Exploring the barriers and facilitators to animal activism
“This paper focuses on the relationship between individuals and animal activism. Due to the scarcity of literature on the topic, indirect indicators were used to gain a preliminary understanding of the barriers and facilitators of animal activism, categorising barriers into internal and external barriers. – Euan Ross
Defining animal activism can be difficult. Broadly, animal activists believe animals deserve to live happy, cruelty-free lives. However, what constitutes ‘activism’ can be more contentious. Dietary change in and of itself may be considered activism but others may only consider more direct forms of action
like participating in animal rescues. While all forms of animal activism are important, this paper will focus on activism that seeks to change others’ behaviours, especially through ‘quieter’ forms.

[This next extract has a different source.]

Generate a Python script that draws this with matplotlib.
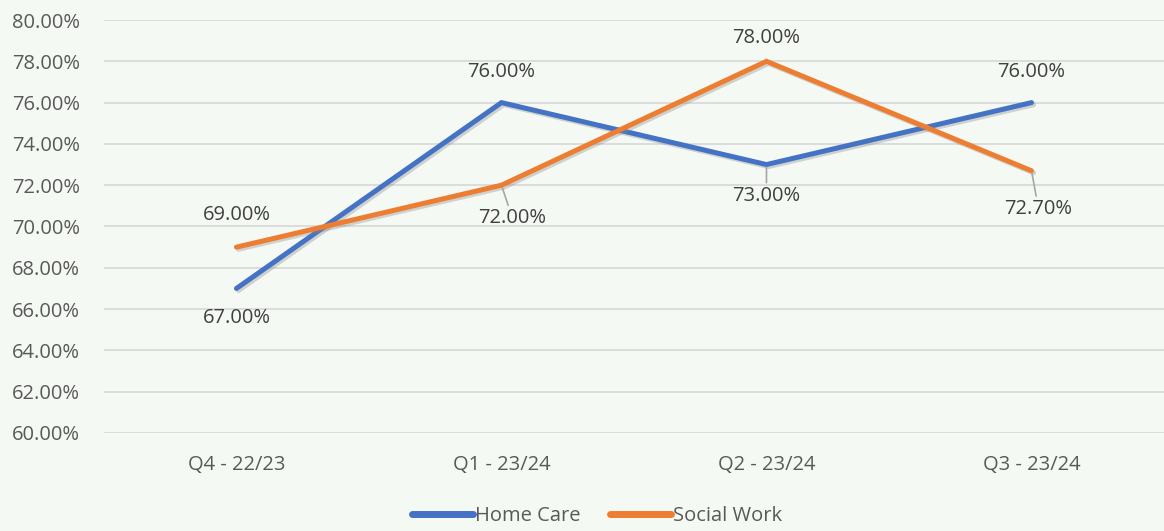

This paper focuses on the relationship between individuals and animal activism. Due to the scarcity of literature on the topic, indirect indicators were used to gain a preliminary understanding of the barriers and facilitators of animal activism, categorising barriers into internal and external barriers
A survey of 1,000 individuals living in the UK was carried out. It found that participation in animal activism is very low; however, most individuals were not wholly resistant to it. Rather, most participants either had not considered it before or would like to get involved. To this end, individuals were most willing to engage in ‘quiet’ forms of activism such as charity and social activism, whereas, frontline activism garnered less support.

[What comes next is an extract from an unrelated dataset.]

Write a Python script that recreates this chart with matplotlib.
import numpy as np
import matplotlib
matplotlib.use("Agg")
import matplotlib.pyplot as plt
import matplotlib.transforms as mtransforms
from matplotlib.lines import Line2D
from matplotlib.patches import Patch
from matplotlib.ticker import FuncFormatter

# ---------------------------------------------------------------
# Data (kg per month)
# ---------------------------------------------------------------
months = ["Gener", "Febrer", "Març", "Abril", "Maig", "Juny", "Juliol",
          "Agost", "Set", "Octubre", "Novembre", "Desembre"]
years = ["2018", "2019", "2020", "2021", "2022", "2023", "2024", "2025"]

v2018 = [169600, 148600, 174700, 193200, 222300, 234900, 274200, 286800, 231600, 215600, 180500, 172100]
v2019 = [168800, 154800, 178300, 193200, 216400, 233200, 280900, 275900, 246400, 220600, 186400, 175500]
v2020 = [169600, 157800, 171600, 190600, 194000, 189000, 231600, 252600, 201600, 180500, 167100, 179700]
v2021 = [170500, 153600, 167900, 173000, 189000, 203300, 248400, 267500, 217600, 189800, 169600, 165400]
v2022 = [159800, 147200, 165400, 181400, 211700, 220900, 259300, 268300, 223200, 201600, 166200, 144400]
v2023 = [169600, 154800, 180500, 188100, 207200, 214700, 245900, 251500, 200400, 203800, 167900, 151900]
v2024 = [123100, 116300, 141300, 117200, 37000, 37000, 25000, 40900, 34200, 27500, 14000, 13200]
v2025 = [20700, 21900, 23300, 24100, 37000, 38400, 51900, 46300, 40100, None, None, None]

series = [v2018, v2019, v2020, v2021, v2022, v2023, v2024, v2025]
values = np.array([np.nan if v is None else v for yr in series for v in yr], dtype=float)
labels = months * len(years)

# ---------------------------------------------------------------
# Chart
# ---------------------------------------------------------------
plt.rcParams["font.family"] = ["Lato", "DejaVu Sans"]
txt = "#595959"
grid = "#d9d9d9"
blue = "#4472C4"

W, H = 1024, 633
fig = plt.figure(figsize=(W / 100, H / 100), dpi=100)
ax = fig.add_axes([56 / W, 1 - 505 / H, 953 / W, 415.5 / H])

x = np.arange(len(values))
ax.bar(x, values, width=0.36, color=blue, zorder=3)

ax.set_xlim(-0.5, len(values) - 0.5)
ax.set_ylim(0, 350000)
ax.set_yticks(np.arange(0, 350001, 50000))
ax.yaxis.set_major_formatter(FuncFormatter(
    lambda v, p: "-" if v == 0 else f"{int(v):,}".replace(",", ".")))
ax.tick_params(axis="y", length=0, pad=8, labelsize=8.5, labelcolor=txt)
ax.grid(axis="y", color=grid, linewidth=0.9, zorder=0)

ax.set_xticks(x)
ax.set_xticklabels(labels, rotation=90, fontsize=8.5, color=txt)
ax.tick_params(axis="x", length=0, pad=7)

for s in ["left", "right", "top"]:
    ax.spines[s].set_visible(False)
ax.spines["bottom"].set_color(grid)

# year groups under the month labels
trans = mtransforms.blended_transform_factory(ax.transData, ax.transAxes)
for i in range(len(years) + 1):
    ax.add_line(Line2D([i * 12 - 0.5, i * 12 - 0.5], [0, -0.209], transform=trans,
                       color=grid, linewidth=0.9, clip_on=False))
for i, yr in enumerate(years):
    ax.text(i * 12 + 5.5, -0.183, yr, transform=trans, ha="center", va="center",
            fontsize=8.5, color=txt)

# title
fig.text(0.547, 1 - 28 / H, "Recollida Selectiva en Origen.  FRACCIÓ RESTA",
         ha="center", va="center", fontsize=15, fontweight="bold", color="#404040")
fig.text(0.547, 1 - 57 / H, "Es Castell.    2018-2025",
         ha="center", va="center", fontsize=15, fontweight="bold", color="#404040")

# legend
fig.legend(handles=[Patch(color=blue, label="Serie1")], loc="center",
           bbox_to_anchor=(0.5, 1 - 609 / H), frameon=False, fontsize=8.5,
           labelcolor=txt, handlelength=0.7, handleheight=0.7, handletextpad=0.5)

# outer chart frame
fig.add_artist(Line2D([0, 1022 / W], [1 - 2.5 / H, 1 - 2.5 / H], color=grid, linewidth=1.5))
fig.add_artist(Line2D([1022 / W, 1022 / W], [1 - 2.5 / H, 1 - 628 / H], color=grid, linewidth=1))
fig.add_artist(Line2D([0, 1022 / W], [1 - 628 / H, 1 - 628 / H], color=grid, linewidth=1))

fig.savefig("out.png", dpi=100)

Overall, internal barriers, such as self-limiting beliefs, were more commonly experienced than external barriers. However, some external barriers like not having enough time were also commonly experienced.
Accordingly, the most popular facilitators to animal activism engagement resolved these barriers, such as having more time or having activism work they are comfortable with. A focus group and an interview were subsequently carried out to deconstruct the reasons behind these findings. It was found that internal barriers often exacerbate external barriers. For example, not feeling confident enough may worsen social pressures.
Participants found it easiest to engage with activism when using ‘quiet’ activism methods such as volunteering or donating to charities, rather than ‘loud’ methods such as frontline or online activism. They also preferred working towards pre-established goals or projects such as promoting Veganuary.